▶ **Dataset excerpt**
--- start ---

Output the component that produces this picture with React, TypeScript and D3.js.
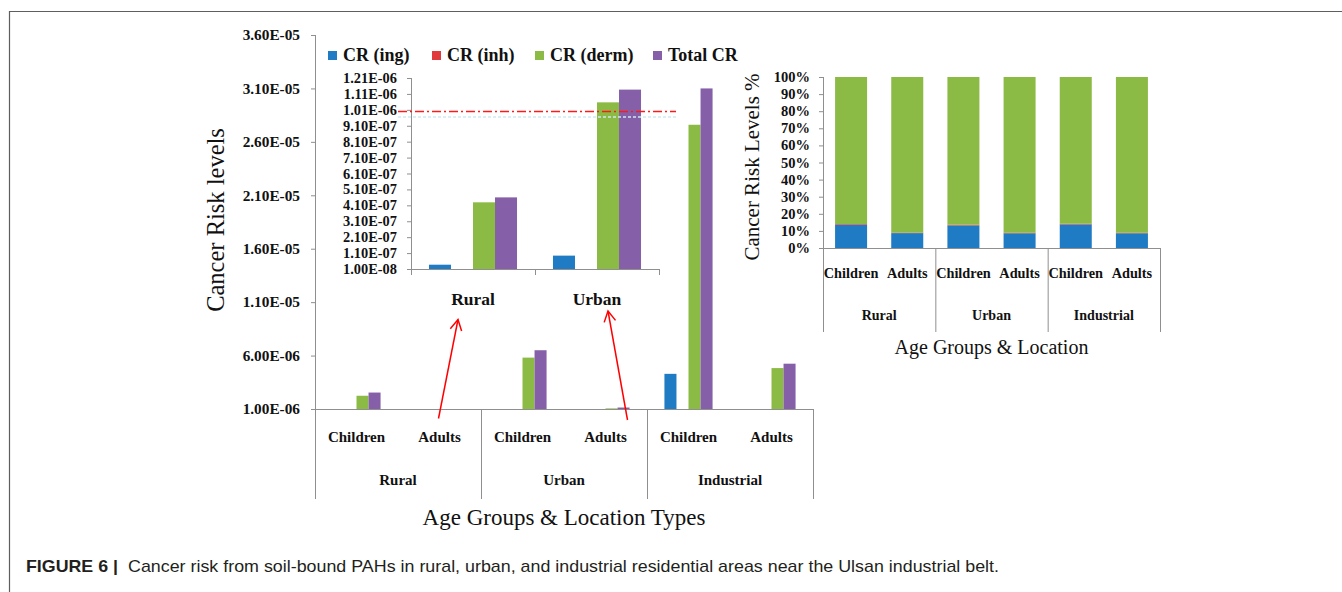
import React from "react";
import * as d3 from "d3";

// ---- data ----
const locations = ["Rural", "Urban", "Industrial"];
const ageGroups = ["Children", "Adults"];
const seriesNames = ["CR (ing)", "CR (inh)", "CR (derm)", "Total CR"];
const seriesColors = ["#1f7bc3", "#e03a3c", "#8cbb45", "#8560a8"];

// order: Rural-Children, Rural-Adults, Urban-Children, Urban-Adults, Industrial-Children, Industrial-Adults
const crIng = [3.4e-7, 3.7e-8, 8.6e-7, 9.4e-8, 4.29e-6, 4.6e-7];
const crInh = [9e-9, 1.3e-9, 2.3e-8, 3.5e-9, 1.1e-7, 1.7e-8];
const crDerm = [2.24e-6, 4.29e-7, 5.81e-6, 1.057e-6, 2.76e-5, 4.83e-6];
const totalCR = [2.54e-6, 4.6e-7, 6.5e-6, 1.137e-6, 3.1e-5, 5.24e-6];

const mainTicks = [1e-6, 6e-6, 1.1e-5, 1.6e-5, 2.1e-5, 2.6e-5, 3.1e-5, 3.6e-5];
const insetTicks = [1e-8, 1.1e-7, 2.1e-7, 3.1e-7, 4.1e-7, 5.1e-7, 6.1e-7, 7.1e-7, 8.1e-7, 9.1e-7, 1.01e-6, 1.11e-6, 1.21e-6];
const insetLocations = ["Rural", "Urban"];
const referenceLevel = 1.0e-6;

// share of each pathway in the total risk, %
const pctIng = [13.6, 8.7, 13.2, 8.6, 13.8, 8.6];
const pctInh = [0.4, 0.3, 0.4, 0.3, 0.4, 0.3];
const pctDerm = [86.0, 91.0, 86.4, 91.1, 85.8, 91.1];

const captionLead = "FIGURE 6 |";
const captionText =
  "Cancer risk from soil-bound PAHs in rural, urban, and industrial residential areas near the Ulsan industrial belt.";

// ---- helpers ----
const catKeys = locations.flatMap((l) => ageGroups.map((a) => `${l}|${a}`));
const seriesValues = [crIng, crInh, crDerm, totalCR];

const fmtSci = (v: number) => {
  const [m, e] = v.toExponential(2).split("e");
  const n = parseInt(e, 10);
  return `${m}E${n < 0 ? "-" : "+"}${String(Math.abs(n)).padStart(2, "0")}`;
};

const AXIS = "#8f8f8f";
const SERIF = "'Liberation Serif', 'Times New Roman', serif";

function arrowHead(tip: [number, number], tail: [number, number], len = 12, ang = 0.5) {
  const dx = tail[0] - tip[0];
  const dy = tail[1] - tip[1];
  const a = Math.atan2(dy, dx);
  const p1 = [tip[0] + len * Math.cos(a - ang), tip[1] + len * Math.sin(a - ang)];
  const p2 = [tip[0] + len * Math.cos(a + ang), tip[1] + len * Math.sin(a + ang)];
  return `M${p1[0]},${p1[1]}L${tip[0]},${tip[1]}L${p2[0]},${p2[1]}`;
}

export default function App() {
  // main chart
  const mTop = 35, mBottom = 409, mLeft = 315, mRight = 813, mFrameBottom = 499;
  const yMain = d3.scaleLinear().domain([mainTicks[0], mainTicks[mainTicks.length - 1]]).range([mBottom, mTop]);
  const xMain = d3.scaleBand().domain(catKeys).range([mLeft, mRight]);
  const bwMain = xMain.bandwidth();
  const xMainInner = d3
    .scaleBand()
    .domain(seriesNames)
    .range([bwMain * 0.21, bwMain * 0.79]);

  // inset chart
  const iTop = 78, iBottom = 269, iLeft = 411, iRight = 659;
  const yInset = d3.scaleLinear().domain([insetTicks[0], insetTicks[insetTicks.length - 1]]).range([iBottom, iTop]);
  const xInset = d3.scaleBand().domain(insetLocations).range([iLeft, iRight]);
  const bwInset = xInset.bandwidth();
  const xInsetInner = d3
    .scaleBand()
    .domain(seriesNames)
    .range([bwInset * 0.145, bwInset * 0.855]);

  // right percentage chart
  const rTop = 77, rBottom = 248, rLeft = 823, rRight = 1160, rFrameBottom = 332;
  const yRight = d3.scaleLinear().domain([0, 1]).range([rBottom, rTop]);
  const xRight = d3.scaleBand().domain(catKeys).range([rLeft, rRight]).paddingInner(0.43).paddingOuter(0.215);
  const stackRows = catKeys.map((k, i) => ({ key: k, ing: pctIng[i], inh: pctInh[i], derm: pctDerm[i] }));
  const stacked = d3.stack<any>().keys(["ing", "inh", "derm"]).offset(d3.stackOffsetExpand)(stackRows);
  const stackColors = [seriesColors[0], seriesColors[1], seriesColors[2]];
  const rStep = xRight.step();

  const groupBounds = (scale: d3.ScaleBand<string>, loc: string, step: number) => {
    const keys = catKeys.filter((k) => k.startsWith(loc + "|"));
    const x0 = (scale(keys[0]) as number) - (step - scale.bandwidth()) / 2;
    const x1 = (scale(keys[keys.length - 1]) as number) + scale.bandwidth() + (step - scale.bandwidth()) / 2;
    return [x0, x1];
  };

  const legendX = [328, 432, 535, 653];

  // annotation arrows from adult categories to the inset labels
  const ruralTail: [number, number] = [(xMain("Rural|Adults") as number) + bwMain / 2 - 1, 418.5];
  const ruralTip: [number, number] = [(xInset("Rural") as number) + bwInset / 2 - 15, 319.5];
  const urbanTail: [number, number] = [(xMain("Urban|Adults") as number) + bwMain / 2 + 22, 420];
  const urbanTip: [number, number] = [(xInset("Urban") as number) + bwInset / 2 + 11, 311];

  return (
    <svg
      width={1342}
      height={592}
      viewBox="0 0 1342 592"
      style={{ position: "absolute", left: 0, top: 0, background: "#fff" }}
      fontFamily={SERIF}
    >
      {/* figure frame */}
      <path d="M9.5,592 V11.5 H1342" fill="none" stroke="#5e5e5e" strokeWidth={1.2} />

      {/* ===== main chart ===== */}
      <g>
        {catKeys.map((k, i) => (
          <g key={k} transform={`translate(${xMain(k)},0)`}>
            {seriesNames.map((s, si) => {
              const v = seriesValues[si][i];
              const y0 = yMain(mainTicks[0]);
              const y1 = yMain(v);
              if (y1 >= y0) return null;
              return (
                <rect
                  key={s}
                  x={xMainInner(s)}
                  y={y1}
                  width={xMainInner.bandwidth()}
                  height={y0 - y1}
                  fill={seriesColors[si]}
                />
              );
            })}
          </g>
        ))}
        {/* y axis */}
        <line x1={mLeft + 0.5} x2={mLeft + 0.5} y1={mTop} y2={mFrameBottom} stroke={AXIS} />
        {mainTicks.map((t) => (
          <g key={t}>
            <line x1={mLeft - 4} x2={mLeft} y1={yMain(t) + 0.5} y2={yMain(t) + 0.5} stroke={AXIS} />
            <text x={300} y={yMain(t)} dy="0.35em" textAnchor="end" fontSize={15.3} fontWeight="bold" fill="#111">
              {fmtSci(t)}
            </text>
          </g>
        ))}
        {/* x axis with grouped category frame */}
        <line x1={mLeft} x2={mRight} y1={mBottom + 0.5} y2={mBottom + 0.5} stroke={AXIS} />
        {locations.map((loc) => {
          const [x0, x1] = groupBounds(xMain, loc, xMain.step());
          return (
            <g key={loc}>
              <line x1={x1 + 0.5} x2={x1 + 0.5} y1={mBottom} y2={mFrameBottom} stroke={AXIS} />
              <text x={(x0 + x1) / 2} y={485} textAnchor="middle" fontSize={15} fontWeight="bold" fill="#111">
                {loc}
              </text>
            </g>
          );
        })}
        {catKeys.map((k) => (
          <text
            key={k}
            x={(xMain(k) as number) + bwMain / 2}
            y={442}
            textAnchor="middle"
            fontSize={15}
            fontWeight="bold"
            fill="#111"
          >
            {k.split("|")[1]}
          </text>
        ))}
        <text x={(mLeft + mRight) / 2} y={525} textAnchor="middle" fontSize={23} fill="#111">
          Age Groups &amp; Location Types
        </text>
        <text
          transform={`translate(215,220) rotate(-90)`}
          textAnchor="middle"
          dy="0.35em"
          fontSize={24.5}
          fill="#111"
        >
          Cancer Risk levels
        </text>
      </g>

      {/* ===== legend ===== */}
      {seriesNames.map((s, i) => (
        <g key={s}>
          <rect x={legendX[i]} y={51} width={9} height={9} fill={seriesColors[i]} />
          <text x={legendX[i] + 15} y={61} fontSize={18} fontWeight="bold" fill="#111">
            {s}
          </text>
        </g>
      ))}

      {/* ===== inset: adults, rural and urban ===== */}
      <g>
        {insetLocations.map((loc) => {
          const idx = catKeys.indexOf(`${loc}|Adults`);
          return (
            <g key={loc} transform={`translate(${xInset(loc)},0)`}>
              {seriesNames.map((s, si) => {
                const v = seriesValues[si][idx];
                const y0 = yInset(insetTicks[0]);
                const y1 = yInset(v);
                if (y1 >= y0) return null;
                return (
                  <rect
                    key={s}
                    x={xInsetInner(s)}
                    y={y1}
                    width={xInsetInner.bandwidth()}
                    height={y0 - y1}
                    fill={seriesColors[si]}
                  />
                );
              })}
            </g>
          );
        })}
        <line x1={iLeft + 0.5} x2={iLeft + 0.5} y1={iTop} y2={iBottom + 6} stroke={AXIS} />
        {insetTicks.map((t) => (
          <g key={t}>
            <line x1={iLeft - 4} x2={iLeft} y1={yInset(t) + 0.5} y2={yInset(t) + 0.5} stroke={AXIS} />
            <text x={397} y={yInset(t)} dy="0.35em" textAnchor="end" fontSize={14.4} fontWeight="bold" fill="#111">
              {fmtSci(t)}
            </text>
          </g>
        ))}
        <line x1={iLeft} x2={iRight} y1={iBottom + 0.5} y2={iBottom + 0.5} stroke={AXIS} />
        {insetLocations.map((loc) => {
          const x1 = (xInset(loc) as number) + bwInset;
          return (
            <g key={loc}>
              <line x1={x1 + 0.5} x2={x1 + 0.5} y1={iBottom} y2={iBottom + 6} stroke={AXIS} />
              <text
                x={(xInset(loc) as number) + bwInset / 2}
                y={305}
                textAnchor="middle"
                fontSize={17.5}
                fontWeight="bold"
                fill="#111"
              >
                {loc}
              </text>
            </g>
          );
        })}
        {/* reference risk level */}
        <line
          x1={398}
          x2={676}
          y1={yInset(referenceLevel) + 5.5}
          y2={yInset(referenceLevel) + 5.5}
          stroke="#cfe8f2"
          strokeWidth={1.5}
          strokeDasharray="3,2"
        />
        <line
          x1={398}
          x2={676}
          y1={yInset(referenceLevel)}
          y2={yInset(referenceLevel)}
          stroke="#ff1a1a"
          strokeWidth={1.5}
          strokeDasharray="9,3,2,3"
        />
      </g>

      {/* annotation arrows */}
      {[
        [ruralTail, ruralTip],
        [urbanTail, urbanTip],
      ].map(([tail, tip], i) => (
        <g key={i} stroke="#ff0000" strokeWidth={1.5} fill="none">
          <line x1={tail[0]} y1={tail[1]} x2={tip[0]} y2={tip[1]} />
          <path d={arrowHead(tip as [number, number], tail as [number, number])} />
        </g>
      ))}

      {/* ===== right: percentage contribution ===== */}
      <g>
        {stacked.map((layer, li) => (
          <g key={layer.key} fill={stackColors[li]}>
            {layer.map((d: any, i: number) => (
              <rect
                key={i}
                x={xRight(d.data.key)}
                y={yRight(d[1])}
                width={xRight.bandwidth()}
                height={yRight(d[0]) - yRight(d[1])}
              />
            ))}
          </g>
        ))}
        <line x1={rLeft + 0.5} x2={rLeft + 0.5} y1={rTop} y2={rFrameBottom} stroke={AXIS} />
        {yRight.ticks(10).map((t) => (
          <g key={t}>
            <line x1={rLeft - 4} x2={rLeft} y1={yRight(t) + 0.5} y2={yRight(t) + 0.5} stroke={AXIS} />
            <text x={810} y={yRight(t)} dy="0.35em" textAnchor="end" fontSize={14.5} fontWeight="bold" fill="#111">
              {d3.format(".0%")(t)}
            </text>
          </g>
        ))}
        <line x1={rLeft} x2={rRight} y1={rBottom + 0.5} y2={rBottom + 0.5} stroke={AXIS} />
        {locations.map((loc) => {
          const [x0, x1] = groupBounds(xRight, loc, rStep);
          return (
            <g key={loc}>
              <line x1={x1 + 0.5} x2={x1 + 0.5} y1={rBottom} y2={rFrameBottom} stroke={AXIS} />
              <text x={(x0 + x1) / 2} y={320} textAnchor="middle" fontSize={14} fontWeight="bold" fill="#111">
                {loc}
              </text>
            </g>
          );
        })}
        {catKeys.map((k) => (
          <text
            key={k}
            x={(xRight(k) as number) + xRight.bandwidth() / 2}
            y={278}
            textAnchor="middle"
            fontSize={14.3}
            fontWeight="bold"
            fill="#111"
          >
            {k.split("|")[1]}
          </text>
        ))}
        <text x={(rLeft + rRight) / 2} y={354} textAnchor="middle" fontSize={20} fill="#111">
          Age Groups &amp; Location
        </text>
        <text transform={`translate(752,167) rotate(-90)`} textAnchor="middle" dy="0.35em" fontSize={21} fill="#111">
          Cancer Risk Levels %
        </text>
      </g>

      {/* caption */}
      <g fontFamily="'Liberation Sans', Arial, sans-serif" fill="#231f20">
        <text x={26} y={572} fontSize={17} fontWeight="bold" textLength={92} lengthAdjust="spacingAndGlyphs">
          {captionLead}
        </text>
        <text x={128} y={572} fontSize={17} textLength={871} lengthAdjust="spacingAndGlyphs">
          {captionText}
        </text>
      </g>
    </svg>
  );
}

--- end ---

▶ **What to produce**
Set the lines above down again, word for word, from the first through the one containing "Serif', 'Times New"; pictures excluded.

▶ **Written response**
Output the component that produces this picture with React, TypeScript and D3.js.
import React from "react";
import * as d3 from "d3";

// ---- data ----
const locations = ["Rural", "Urban", "Industrial"];
const ageGroups = ["Children", "Adults"];
const seriesNames = ["CR (ing)", "CR (inh)", "CR (derm)", "Total CR"];
const seriesColors = ["#1f7bc3", "#e03a3c", "#8cbb45", "#8560a8"];

// order: Rural-Children, Rural-Adults, Urban-Children, Urban-Adults, Industrial-Children, Industrial-Adults
const crIng = [3.4e-7, 3.7e-8, 8.6e-7, 9.4e-8, 4.29e-6, 4.6e-7];
const crInh = [9e-9, 1.3e-9, 2.3e-8, 3.5e-9, 1.1e-7, 1.7e-8];
const crDerm = [2.24e-6, 4.29e-7, 5.81e-6, 1.057e-6, 2.76e-5, 4.83e-6];
const totalCR = [2.54e-6, 4.6e-7, 6.5e-6, 1.137e-6, 3.1e-5, 5.24e-6];

const mainTicks = [1e-6, 6e-6, 1.1e-5, 1.6e-5, 2.1e-5, 2.6e-5, 3.1e-5, 3.6e-5];
const insetTicks = [1e-8, 1.1e-7, 2.1e-7, 3.1e-7, 4.1e-7, 5.1e-7, 6.1e-7, 7.1e-7, 8.1e-7, 9.1e-7, 1.01e-6, 1.11e-6, 1.21e-6];
const insetLocations = ["Rural", "Urban"];
const referenceLevel = 1.0e-6;

// share of each pathway in the total risk, %
const pctIng = [13.6, 8.7, 13.2, 8.6, 13.8, 8.6];
const pctInh = [0.4, 0.3, 0.4, 0.3, 0.4, 0.3];
const pctDerm = [86.0, 91.0, 86.4, 91.1, 85.8, 91.1];

const captionLead = "FIGURE 6 |";
const captionText =
  "Cancer risk from soil-bound PAHs in rural, urban, and industrial residential areas near the Ulsan industrial belt.";

// ---- helpers ----
const catKeys = locations.flatMap((l) => ageGroups.map((a) => `${l}|${a}`));
const seriesValues = [crIng, crInh, crDerm, totalCR];

const fmtSci = (v: number) => {
  const [m, e] = v.toExponential(2).split("e");
  const n = parseInt(e, 10);
  return `${m}E${n < 0 ? "-" : "+"}${String(Math.abs(n)).padStart(2, "0")}`;
};

const AXIS = "#8f8f8f";
const SERIF = "'Liberation Serif', 'Times New Roman', serif";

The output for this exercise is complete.